**** DATA EXCERPT
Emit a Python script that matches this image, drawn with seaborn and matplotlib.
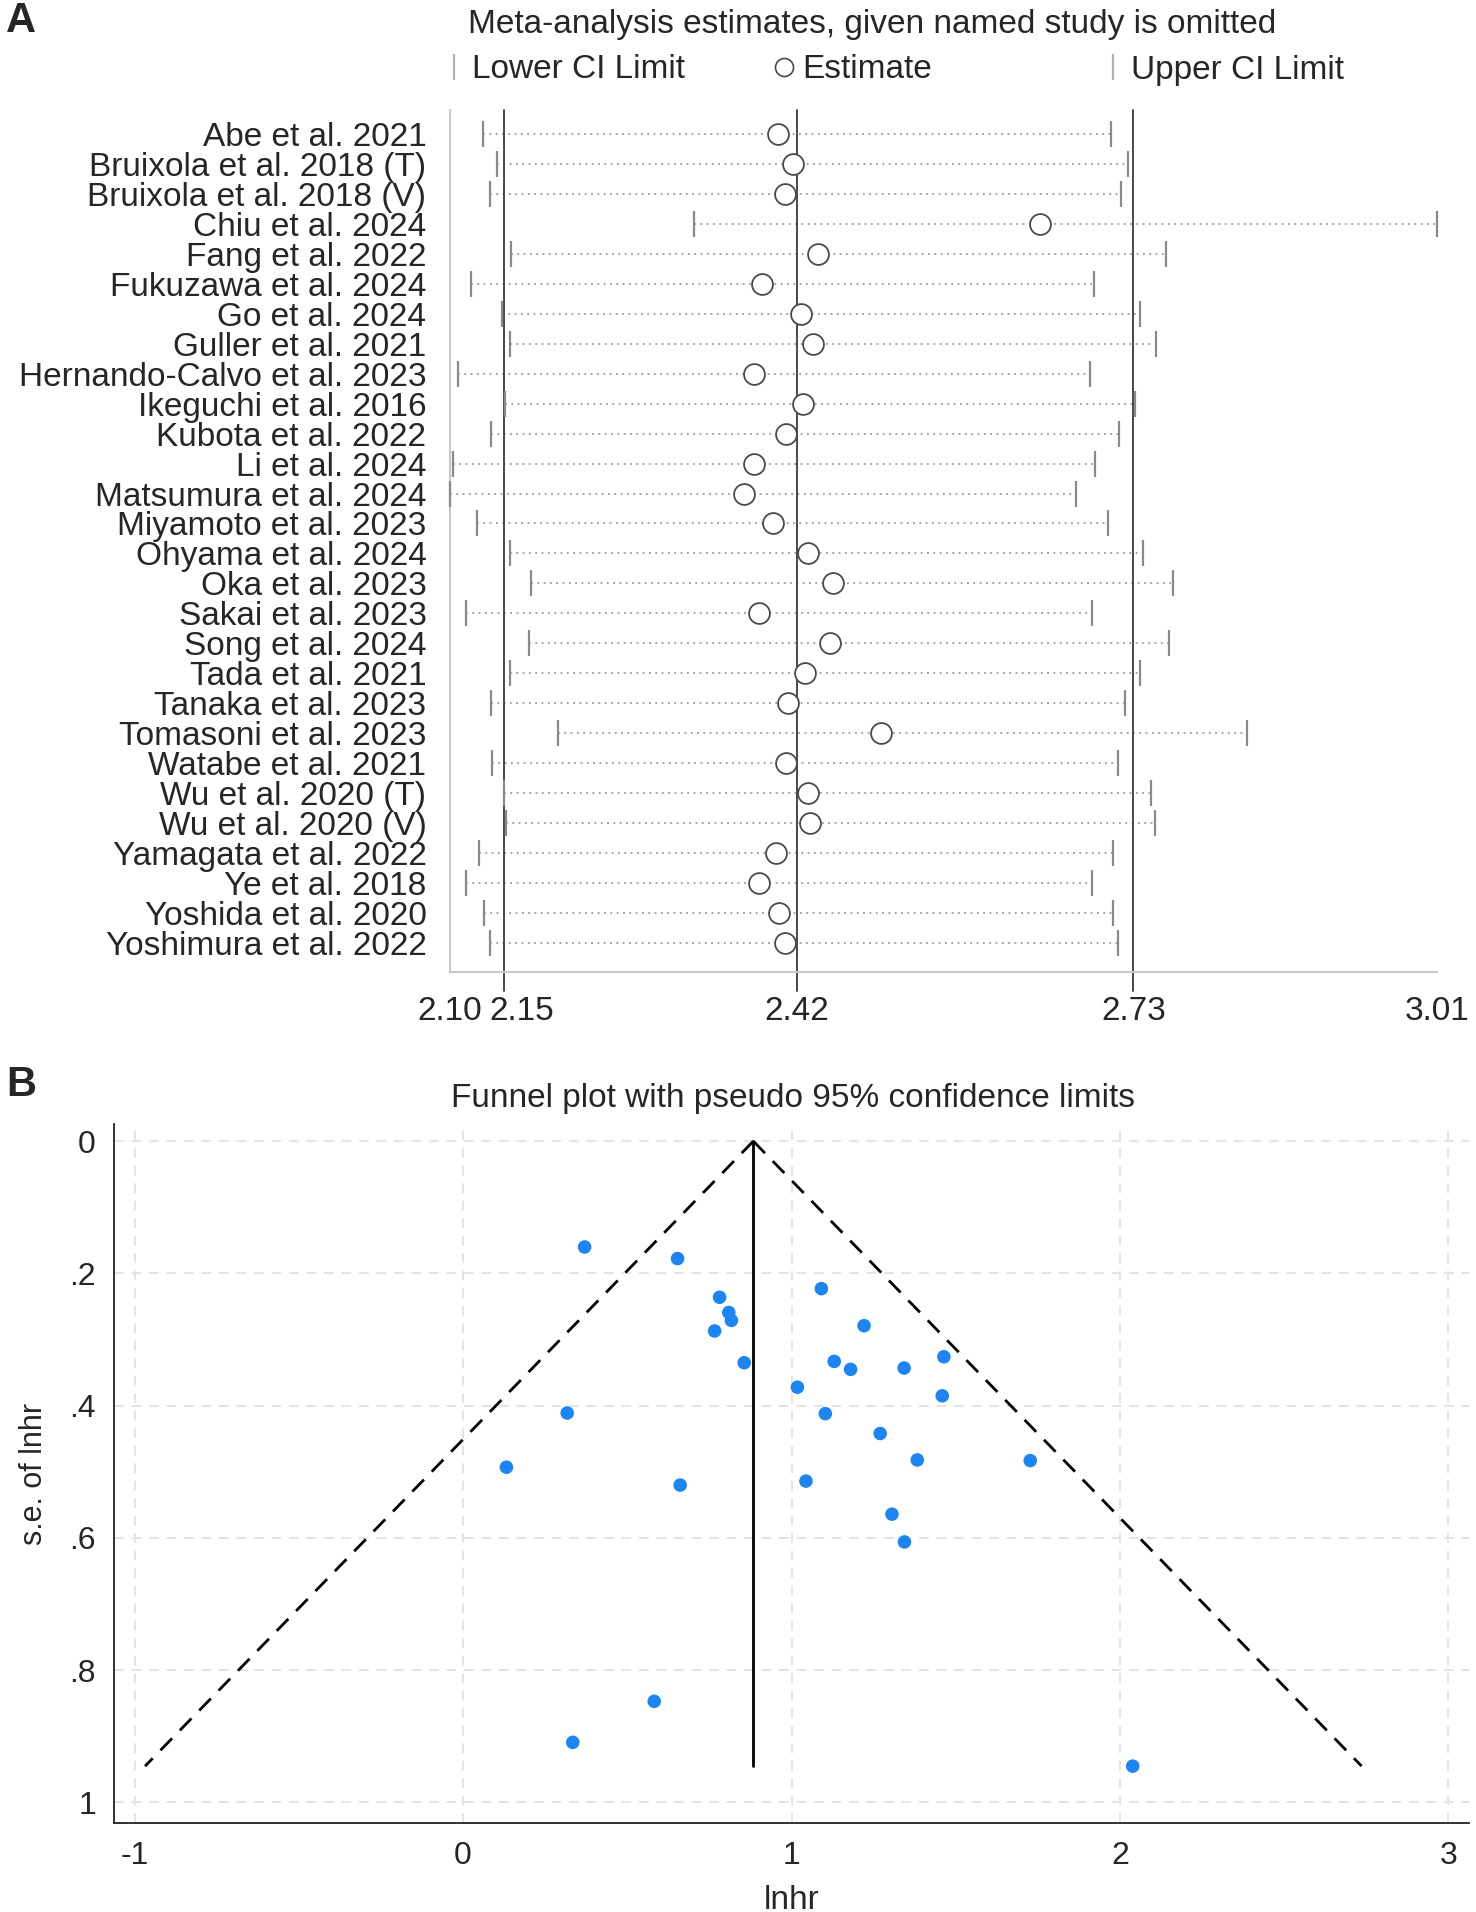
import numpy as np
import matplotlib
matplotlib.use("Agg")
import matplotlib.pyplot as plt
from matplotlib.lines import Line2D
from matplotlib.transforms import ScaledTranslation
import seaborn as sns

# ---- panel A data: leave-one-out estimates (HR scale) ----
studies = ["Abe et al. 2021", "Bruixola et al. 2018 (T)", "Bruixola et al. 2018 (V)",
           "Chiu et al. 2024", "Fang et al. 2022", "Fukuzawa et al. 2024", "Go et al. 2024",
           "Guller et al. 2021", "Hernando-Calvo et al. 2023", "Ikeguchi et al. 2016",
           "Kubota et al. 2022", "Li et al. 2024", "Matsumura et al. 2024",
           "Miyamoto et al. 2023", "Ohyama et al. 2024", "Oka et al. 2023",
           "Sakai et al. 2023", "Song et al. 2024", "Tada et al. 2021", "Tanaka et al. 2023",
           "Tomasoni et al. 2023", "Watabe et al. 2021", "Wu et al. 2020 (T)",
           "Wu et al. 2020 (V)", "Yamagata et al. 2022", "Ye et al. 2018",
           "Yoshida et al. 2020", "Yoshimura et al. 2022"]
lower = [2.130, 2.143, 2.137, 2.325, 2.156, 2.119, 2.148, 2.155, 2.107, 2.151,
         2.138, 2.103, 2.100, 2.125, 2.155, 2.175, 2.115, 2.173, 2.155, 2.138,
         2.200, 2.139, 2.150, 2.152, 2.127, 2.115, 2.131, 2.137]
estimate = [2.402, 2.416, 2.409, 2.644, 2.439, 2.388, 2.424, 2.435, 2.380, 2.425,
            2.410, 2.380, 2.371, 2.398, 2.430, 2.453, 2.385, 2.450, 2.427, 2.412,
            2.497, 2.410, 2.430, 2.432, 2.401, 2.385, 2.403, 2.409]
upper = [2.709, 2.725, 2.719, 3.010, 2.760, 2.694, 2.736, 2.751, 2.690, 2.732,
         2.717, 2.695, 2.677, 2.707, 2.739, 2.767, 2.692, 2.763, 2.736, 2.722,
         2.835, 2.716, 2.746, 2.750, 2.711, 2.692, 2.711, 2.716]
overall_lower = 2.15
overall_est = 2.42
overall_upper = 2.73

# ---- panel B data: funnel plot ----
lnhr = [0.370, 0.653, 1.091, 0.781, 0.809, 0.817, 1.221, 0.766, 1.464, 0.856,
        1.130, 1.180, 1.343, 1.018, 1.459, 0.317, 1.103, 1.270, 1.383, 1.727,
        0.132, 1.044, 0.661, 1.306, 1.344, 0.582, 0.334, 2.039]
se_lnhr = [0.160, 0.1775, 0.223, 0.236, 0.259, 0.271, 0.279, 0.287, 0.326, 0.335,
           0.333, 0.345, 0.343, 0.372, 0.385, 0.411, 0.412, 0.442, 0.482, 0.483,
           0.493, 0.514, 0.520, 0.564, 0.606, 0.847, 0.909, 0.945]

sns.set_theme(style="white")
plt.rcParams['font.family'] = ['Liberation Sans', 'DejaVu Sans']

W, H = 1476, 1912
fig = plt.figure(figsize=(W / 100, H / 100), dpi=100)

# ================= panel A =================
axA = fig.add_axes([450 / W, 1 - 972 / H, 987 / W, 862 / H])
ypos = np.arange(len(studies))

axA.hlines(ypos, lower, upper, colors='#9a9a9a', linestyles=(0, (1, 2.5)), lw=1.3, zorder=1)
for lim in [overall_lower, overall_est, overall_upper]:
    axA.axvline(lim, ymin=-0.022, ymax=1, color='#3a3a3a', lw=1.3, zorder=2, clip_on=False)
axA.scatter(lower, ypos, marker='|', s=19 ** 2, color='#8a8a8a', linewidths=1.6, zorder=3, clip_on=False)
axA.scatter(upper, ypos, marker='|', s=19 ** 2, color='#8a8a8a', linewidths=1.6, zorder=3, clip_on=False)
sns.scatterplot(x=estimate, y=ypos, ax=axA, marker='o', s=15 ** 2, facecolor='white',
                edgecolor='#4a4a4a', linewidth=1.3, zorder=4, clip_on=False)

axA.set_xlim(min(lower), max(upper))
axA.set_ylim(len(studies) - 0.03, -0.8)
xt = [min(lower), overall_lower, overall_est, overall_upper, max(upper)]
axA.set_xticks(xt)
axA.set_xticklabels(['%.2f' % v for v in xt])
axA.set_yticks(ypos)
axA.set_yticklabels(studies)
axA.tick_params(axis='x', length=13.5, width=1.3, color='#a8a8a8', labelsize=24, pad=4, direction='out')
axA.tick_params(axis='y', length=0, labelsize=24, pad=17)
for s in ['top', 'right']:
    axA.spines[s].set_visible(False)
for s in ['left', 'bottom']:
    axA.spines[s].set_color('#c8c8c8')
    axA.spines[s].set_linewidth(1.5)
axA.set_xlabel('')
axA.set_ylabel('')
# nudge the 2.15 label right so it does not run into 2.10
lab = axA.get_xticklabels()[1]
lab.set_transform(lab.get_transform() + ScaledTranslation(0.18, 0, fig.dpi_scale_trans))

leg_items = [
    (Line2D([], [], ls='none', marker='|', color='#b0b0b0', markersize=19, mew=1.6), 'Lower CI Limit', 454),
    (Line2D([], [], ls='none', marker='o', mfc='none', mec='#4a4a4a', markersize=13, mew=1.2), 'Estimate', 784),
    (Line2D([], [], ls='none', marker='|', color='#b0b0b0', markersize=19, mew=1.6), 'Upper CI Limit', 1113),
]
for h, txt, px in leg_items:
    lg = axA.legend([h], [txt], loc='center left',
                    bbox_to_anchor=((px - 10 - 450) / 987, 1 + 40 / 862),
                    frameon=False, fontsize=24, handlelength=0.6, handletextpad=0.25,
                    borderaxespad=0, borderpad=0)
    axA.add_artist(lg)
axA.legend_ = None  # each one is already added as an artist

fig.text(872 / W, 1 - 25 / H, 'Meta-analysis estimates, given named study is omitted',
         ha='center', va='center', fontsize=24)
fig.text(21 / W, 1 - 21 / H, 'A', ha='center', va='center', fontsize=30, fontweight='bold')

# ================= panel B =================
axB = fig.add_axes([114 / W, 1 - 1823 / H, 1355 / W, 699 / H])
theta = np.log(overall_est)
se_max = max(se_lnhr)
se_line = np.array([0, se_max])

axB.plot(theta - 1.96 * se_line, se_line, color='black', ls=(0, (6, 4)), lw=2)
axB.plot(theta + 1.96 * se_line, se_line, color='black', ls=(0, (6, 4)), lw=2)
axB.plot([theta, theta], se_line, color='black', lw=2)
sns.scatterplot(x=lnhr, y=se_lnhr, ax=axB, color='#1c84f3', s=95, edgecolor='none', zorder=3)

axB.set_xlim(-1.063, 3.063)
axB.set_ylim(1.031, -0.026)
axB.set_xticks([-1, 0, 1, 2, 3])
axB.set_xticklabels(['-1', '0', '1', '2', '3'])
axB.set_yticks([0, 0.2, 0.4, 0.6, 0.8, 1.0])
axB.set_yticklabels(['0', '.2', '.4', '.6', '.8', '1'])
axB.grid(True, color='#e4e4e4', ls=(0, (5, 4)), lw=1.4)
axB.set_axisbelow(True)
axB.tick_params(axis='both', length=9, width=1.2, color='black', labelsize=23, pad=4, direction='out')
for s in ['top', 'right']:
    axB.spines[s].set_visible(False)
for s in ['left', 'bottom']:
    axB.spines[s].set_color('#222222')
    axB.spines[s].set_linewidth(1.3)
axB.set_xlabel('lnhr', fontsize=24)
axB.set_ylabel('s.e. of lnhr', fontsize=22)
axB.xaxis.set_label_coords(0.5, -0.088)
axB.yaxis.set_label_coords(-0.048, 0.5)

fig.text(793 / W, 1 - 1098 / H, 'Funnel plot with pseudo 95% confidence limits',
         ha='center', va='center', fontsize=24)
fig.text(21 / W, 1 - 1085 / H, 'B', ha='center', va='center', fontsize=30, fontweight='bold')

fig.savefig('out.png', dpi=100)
********
WHAT THE TASK REQUIRES
Identify the lines of the data that contain the word "matplotlib". Copy each of them.

ANSWER FOR THIS EXERCISE
Emit a Python script that matches this image, drawn with seaborn and matplotlib.
import matplotlib
matplotlib.use("Agg")
import matplotlib.pyplot as plt
from matplotlib.lines import Line2D
from matplotlib.transforms import ScaledTranslation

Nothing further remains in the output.